Daha dün, mağduriyeti kendilerine kalkan yapanlar, bugünün en kıdemli zalimleri olarak karşımızda sırıtıyorlar. Herkes bulabildiği en ufak aralıktan kaçarak kurtuldu mağduriyetin müdavimliğinden. Geriye bir tek eşcinseller kaldı. Dünyanın yegâne lanetlileri. Tarih, Siyaset, Kültür, Tıp, Din mefhumları herkese şefkatli kollarını açtı da, bir tek eşcinsellere gösteremedi o şefkati.

Elbette ki tekamül edememiş bir toplumsal yapılanmada siyasetinden psikanalizine kadar her alanda, homofobi, canavar yüzünü gösteriyordu. Televizyon kanallarında eşcinselliğin "hastalık" olduğunu şirazeden çıkmış bir şekilde duyuran psikiyatrlarından, "eşcinseller de hak talep ediyor, verelim mi?" diyen siyasetçisine kadar birçok örnek sıralanıyordu karşımızda. Heterodoksi en büyük ısırığını onlara saklamıştı. Ceberut devletin zorbalığı bir yana, aileleri bile başlarını okşamıyor, elleriyle kapıyı işaret ediyorlardı. Durum böyle olunca da, pası alan, golü atıyordu, tıpkı İkbal Gürpınar gibi. Üstelik ofsayt kuralı da geçerli değildi.
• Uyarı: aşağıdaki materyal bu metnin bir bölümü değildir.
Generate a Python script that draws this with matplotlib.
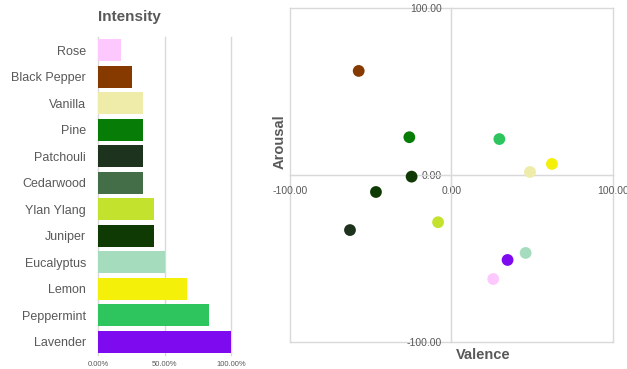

Zamanında Lut Kavmi, Sodom ve Gomora ile itilip kakılan eşcinseller, modern çağda ise AİDS metaforuyla ahlaki ve fiziksel kirliliğin kaynağı olarak gösteriliyorlardı. Argümanlardan biri çürüyünce, diğeri yüzsüzce devreye sokuluyordu. Post modernizm ile peydah olan "hoşgörü" dalgası ise kaynağını aldığı yer kadar çürüktü. Post modernist "hoşgörü" eşcinselliği, Tarihsel ve Coğrafi yapılanma içerisinde oldukça muğlak formlara sokuyordu. Her an kaypak bir dönüş yapması olasıydı.

Bu kadar kaotik bir ortamda olabildiğince zalim bir hayata maruz bırakılan eşcinsellerin üzerindeki "sapkın" etiketi güncelliğini korudukça, elbette ki İkbal Gürpınar ve türevleri de her daim bize parmaklarını sallayacaklardır.
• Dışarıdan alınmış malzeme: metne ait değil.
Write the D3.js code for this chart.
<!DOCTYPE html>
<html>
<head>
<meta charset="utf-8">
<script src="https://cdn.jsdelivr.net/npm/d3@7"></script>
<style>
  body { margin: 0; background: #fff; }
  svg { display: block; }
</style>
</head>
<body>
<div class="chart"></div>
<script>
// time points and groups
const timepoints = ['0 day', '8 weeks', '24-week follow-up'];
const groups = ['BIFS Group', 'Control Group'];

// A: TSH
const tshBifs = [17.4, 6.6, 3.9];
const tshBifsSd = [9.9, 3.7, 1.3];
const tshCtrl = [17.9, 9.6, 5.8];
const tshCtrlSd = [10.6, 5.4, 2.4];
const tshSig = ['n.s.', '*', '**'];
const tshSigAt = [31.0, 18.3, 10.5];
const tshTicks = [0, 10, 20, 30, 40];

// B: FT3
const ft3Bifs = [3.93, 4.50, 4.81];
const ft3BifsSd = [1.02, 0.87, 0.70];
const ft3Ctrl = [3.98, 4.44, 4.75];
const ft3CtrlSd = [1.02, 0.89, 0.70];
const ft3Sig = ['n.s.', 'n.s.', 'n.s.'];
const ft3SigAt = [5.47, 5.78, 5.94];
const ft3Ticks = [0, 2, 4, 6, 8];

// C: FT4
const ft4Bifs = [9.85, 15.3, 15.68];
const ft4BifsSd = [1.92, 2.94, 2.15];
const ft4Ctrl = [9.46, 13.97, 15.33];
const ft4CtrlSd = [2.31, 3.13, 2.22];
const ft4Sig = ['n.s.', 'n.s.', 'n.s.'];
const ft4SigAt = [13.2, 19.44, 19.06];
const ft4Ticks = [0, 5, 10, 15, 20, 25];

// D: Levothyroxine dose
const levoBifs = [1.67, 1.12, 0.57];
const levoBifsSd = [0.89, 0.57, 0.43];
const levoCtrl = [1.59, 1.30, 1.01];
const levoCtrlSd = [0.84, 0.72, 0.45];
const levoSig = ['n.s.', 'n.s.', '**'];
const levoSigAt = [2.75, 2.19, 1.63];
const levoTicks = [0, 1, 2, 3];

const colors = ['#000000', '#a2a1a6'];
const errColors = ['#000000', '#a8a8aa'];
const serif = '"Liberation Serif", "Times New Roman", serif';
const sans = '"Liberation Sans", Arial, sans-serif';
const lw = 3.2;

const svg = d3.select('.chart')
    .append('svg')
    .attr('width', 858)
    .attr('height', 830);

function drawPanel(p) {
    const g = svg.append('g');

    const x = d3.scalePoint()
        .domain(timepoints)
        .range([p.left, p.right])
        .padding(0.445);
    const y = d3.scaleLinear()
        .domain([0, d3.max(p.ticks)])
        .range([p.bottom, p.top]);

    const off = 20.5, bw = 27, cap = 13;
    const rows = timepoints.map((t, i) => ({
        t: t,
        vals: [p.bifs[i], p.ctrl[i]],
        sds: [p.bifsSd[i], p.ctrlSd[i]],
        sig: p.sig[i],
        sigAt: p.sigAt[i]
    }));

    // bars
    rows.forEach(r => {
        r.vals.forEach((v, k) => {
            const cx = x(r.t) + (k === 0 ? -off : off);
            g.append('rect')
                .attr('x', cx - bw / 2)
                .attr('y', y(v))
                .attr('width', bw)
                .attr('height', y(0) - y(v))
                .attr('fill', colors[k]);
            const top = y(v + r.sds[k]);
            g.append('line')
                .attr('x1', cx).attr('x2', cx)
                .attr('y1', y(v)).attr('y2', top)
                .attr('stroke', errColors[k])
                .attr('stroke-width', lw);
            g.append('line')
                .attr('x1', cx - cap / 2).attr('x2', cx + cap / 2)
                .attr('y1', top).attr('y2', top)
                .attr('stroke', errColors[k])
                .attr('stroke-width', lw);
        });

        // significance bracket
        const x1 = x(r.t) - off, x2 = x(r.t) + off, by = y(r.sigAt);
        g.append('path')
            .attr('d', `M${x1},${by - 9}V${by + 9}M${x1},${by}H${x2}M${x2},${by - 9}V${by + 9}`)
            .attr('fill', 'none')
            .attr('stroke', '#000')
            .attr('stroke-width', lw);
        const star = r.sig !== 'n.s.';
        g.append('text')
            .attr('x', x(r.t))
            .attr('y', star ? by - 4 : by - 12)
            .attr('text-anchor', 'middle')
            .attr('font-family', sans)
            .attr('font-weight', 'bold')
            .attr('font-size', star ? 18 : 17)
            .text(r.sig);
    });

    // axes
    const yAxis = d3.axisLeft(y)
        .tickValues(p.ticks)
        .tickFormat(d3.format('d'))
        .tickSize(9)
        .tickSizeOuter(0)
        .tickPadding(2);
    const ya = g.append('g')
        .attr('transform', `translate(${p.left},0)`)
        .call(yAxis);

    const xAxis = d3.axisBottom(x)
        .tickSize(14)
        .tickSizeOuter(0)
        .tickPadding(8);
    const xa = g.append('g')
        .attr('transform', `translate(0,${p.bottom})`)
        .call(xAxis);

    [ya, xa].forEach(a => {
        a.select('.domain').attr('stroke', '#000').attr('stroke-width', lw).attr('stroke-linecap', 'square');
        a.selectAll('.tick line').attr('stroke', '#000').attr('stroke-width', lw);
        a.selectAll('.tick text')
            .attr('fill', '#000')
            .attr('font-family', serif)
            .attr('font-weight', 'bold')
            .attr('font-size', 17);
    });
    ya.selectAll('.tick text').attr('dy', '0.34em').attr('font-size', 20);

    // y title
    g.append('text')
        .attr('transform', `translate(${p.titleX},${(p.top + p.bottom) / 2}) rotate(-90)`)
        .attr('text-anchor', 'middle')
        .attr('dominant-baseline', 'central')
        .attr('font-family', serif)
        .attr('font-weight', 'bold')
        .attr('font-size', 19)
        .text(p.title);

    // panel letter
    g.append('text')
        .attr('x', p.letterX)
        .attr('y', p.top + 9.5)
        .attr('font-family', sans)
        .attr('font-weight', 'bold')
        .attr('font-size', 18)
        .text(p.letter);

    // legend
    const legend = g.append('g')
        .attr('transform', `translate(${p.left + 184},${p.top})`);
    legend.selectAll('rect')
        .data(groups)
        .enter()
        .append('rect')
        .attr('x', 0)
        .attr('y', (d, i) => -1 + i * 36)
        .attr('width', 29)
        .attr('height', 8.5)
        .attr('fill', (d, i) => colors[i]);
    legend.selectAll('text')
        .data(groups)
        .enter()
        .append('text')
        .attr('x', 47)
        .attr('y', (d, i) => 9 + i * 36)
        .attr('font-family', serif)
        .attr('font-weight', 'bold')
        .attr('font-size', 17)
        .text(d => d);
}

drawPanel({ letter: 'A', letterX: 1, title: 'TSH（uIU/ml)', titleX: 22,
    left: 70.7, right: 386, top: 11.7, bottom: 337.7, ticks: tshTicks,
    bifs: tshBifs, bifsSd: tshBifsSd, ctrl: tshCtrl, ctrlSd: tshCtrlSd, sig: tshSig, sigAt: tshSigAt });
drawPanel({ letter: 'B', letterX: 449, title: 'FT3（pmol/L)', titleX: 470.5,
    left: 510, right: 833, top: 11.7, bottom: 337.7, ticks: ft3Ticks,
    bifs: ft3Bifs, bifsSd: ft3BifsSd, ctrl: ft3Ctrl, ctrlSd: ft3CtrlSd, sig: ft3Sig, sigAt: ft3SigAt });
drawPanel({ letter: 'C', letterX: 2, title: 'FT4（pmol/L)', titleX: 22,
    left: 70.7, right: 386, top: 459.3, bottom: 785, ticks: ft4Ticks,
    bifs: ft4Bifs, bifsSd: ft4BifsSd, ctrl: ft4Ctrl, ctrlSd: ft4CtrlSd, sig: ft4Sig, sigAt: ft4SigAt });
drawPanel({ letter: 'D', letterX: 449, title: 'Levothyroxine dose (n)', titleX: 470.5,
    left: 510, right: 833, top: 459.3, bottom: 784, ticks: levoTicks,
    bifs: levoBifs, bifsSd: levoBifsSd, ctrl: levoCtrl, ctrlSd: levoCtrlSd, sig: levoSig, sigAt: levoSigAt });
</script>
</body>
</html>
Velhasıl gelinen noktada İkbal Gürpınar ve kimi meslektaşlarına şunu hatırlatmakta fayda var; Ben bir erkeğim ve erkeklerden hoşlanıyorum, beni rahat bırakın! Kürt arkadaşlarım güne "rojbaş" diyerek başlamak istiyor, Kürt arkadaşlarımı rahat bırakın! Vicdani retçi genç arkadaşlarım, askerlikte birer "münferit vak’a" olmak istemiyor, genç arkadaşlarımı rahat bırakın! Aksi takdirde, iktidarınızın azametine kapılarak meşrulaştırdığınız bunca zalimlik, bu kitleler silkelenip hesap sorduklarında, misliyle size geri dönecektir.